Katherine MacLean (1925-2019)

SF writer Katherine MacLean, 94, died September 1, 2019.

MacLean was best known for her short fiction, beginning with “Defense Mechanism” (1949), and published more than 40 stories, most in the ’50s, but continuing intermittently throughout her life. “Second Game” (1958, with Charles V. De Vet) was a Hugo Award finalist, while novella “The Missing Man” (1971) won a Nebula Award, and the novel expansion Missing Man (1975) was a Nebula Award finalist. Other novels include Cosmic Checkmate (1962, with Charles V. De Vet; expanded 1981 as Second Game), The Man in the Bird Cage (1971) and Dark Wing (1979, with third husband Carl West).

Some early stories appeared under the name of her first husband, Charles Dye, and at least one as by A.G. Morris. She wrote several stories in the Hills of Space series, about refugees who settle on asteroids: “Incommunicado” (1950), “The Man Who Staked the Stars” (1952, as by Charles Dye), “Collision Orbit” (1954), “The Gambling Hell and the Sinful Girl” (1975). Her short fiction was collected in The Diploids (1962), The Trouble with You Earth People (1980), and Science Fiction Collection (2016).
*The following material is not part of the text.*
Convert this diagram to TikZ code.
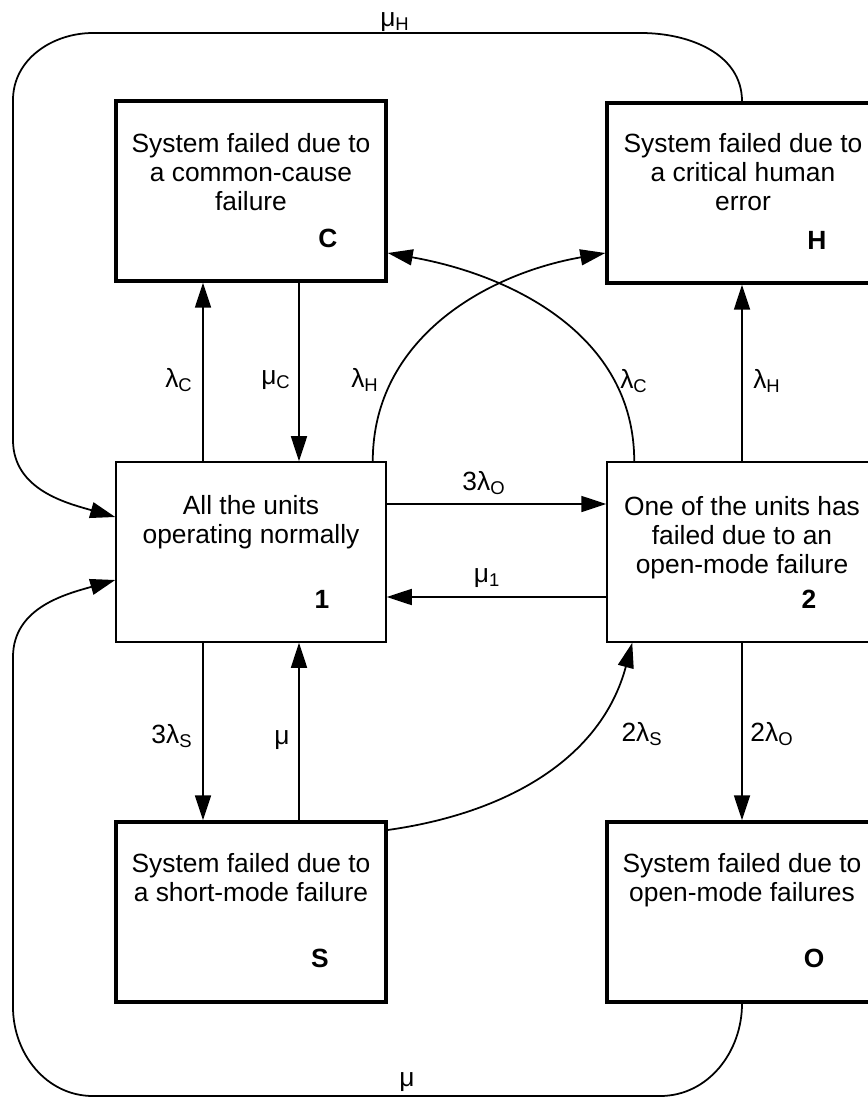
\documentclass[tikz,border=0pt]{standalone}
\usepackage{fontspec}
\setmainfont{Liberation Sans}
\usepackage{tikz}
\usetikzlibrary{arrows.meta,calc}
\newcommand{\rt}[2]{#1\textsubscript{#2}}

\begin{document}
\begin{tikzpicture}[x=0.02cm, y=-0.02cm,
  state/.style={rectangle, draw, line width=0.9pt,
                minimum width=5.4cm, minimum height=3.6cm, inner sep=0pt},
  absorb/.style={state, line width=2pt},
  txt/.style={anchor=north, align=center, inner sep=0pt,
              font=\fontsize{15}{16.4}\selectfont},
  tag/.style={anchor=base, inner sep=0pt, font=\fontsize{15}{18}\selectfont\bfseries},
  rate/.style={inner sep=0pt, font=\fontsize{15}{18}\selectfont},
  arr/.style={-{Triangle[length=0.5cm, width=0.32cm]}, line width=1pt},
]
  \fill[white] (0,0) rectangle (868,1098);
  \clip (0,0) rectangle (868,1098);

  % states
  \node[absorb] (C) at (251,191) {};
  \node[absorb] (H) at (742,193) {};
  \node[state] (one) at (251,552) {};
  \node[state] (two) at (742,552) {};
  \node[absorb] (S) at (251,912) {};
  \node[absorb] (O) at (742,912) {};

  \node[txt] (tC) at (251,133) {System failed due to\\a common-cause\\failure};
  \node[tag] (kC) at (328,247) {C};
  \node[txt] (tH) at (743,133) {System failed due to\\a critical human\\error};
  \node[tag] (kH) at (817,250) {H};
  \node[txt] (t1) at (251,495) {All the units\\operating normally};
  \node[tag] (k1) at (322,608) {1};
  \node[txt] (t2) at (742,496) {One of the units has\\failed due to an\\open-mode failure};
  \node[tag] (k2) at (809,608) {2};
  \node[txt] (tS) at (251,853) {System failed due to\\a short-mode failure};
  \node[tag] (kS) at (320,967) {S};
  \node[txt] (tO) at (742,853) {System failed due to\\open-mode failures};
  \node[tag] (kO) at (814,967) {O};

  % transitions
  \draw[arr] ($(one.north)+(-48,0)$) -- ($(C.south)+(-48,0)$);
  \draw[arr] ($(C.south)+(48,0)$) -- ($(one.north)+(48,0)$);
  \draw[arr] ($(one.north east)+(-14,0)$) to[out=90,in=190] ($(H.west)+(0,60)$);
  \draw[arr] ($(two.north west)+(28,0)$) to[out=90,in=-10] ($(C.east)+(0,62)$);
  \draw[arr] (two.north) -- (H.south);
  \draw[arr] ($(one.east)+(0,-48)$) -- ($(two.west)+(0,-48)$);
  \draw[arr] ($(two.west)+(0,45)$) -- ($(one.east)+(0,45)$);
  \draw[arr] ($(one.south)+(-48,0)$) -- ($(S.north)+(-48,0)$);
  \draw[arr] ($(S.north)+(48,0)$) -- ($(one.south)+(48,0)$);
  \draw[arr] ($(S.east)+(0,-82)$) to[out=8,in=-105] ($(two.south west)+(26,0)$);
  \draw[arr] (two.south) -- (O.north);

  % repairs back to 1
  \draw[arr] (H.north) to[out=90,in=0] (641,33) -- (93,33)
    to[out=180,in=90] (13,100) -- (13,440)
    to[out=-90,in=164] ($(one.west)+(0,-35)$);
  \draw[arr] (O.south) to[out=-90,in=0] (660,1096) -- (93,1096)
    to[out=180,in=-90] (13,1007) -- (13,657)
    to[out=90,in=196] ($(one.west)+(0,28)$);

  % rates
  \node[rate] (lC) at (179,380) {\rt{λ}{C}};
  \node[rate] (mC) at (276,380) {\rt{μ}{C}};
  \node[rate] (lH) at (365,380) {\rt{λ}{H}};
  \node[rate] (lC2) at (634,381) {\rt{λ}{C}};
  \node[rate] (lH2) at (767,381) {\rt{λ}{H}};
  \node[rate] (lO3) at (484,483) {3\rt{λ}{O}};
  \node[rate] (m1) at (487,578) {\rt{μ}{1}};
  \node[rate] (lS3) at (172,736) {3\rt{λ}{S}};
  \node[rate] (m) at (282,740) {μ};
  \node[rate] (lS2) at (642,734) {2\rt{λ}{S}};
  \node[rate] (lO2) at (772,734) {2\rt{λ}{O}};
  \node[rate] (mH) at (395,22) {\rt{μ}{H}};
  \node[rate] (mS) at (407,1082) {μ};
\end{tikzpicture}
\end{document}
Katherine Anne MacLean was born January 22, 1925 in Glen Ridge NJ. She graduated from Barnard College and did postgraduate work in psychology, and began writing SF while working as a lab technician for a food company. She taught writing and literature in college, and worked as an editor, reviewer, EKG technician, nurse’s aide, photographer, pollster, publicist, and store detective, among other occupations. She had one son with second husband David Mason (married 1956-62). MacLean was named a SFWA Author Emeritus in 2003, and received the Cordwainer Smith Rediscovery Award in 2011.